Steve: Eric is right. A good ground has both mechanical (metal to metal) and electrical (the physical connection of the wire to the connector or grounding lug) components. Dielectric grease is a good idea. I use Vaseline as it is more readily available. Cleaning and lubricating the threads of the grounding screw is also important. Remember that the wire has another connector at the opposite end - that's at the lighting fixture. Those connections should be treated ion much the same way. So, make good use of steel wool or sandpaper to clean the paint off the surface of any connectors, ground lugs, etc. and use some good lubrication on them all. You'll find the problem that way. AL Bradley
Good points from both Eric and Al. Dielectric grease is okay, vaseline is as good in that situation. A dielectric material is an insulator but when used in a grounding situation it doesn't much matter, since tightening the parts creates a metal to metal contact and displaces the grease. If you really want to go overboard, use a conductive grease, if you can find some. The main thing, as stated above, is a good bare metal to bare metal junction, protected by some kind of goo to keep moisture out.

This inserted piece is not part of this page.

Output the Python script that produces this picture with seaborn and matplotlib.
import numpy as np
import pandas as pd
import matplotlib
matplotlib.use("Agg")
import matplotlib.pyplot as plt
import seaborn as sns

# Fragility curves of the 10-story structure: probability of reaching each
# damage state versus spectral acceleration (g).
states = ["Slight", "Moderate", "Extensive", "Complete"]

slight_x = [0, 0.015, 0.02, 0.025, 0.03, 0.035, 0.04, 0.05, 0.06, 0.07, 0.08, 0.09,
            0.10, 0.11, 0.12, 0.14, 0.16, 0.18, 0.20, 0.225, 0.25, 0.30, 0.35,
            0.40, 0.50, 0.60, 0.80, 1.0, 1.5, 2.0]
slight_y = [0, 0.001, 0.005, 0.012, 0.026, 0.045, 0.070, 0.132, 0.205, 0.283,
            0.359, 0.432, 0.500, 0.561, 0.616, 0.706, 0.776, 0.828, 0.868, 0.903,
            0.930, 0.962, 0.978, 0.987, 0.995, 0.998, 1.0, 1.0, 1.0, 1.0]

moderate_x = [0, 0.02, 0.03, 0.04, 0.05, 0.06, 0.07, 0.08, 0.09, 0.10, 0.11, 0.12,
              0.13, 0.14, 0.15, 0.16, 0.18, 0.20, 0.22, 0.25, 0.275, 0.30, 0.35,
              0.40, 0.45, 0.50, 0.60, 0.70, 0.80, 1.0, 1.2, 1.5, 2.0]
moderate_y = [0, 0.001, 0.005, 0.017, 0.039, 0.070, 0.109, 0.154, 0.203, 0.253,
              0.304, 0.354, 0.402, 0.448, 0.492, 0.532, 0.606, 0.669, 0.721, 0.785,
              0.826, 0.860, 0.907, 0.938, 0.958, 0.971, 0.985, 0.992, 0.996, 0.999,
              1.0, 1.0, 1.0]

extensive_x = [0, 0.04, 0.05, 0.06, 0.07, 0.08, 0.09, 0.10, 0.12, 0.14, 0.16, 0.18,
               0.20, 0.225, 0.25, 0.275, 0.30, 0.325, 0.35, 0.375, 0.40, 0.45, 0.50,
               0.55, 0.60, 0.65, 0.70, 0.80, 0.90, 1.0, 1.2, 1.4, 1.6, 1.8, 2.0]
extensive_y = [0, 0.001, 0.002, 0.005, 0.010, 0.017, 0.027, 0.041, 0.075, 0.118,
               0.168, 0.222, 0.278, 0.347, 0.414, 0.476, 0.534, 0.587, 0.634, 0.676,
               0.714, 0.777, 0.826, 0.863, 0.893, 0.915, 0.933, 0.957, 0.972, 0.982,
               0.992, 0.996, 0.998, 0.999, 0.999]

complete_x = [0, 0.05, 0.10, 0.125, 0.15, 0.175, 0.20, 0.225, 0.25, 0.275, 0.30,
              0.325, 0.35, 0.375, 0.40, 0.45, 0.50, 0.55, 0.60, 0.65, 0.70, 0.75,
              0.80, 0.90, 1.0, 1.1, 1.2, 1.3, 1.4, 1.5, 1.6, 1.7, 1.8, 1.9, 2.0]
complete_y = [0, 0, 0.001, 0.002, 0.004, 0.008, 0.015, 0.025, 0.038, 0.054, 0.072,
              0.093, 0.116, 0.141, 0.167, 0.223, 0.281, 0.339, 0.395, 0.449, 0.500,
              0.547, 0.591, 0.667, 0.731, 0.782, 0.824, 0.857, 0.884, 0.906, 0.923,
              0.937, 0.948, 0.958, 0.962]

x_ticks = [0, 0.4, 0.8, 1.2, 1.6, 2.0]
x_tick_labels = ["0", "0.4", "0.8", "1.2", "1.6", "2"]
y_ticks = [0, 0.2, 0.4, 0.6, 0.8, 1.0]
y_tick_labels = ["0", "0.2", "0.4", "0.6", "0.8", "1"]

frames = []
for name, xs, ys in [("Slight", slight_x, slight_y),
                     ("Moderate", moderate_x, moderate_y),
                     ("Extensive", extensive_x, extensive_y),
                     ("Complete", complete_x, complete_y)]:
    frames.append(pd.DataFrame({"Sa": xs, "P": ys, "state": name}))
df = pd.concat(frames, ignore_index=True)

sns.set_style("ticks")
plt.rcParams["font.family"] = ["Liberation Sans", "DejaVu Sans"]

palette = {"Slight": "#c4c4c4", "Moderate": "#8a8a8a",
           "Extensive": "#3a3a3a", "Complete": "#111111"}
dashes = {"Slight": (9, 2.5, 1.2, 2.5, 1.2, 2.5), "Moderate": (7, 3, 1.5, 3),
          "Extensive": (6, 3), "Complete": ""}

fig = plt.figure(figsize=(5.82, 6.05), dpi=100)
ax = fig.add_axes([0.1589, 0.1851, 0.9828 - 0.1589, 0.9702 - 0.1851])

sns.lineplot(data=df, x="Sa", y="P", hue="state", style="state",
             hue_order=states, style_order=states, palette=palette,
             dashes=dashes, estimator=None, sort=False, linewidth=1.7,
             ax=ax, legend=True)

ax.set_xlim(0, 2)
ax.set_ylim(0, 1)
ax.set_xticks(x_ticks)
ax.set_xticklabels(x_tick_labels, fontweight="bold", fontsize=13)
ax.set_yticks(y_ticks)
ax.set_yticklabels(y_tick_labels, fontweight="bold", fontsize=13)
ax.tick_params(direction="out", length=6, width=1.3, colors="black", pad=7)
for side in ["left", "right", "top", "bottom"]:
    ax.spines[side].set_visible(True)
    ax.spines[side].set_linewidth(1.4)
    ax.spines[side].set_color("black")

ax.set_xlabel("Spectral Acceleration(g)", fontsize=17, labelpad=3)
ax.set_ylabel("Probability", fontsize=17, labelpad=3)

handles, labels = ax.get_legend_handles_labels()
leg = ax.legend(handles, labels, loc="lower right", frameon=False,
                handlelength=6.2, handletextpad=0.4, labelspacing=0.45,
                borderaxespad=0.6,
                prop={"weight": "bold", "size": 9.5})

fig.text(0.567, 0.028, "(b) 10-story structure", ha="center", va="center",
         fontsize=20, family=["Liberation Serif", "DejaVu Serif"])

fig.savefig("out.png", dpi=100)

What I like to do with some grounds like the under the car in the rear one is to sand it bare, make the connection and then clear coat the area so I can keep and eye on it and make sure it is still good and clean. It has worked so far.
One other thing to be aware of is the effect of dissimilar metal joints which can result in galvanic corrosion. It is best to use steel-to-steel, and keep the moisture out! Avoid using an aluminum-to-steel connection, especially where moisture may be present! Also, be aware that use of stainless parts can have this effect. Typically it is not a problem as stainless has similar conductive properties to steel (similar "nobility") but stainless steels vary tremendously in their composition - just my 10c
<http://www.alvordpolk.com/catalog/dept.asp?id=112>
Along with dielectric grease. Grounds should be good for another 30 yrs. After you get all the ground points fixed you may want to contact British Wiring for some new Lucar connectors. <http://www.britishwiring.com/CAT14_15.PDF>
A pack of #311 and #312 will do nicely.
Wow, thanks, lots of info.
Now I just have to find a decent size tube of dielectric grease. My local Canadian Tire only sells tiny little tubes you cut open - one time use kinda things.
Al mentioned Vasiline. It works, comes in various sizes, and the store brand cost about $1 for a lifetime supply for your MG.
I don't mess with the high$ parts store dielectric grease.
Ed
I always thought a Englishman made a ground with a bare wire and a piece of chewing gum.
FWIW, the dim light on my B turned out to not be a ground after all, despite my best efforts to convince myself it was. It turns out it was a bad lucas connector going to the light subharness. Look right by the horns where there's a snakes nest of wires and connectors. Find the one for that bulb, and that's it... I do think it was the ground connector, not the power connector.
Thanks Baxter, if the clean up of the ground doesn't work I'll look at that. When you say a bad connector did you have to replace it or just clean it up?
I haven't looked at a wireing diagram yet but both my left from head light and left front running light are dim. I assumed it would be a common ground. I was going to clean up all the connections associated with the two anyway.
Steve D
'70B
when you get to bare metal and make the good ground, seal it with silicone over the entire connection a little dabwill do.
I'm going to replace it. Cleaning it was a waste of time. Lasted about two days. The connectors are too cheap to waste time trying to clean them.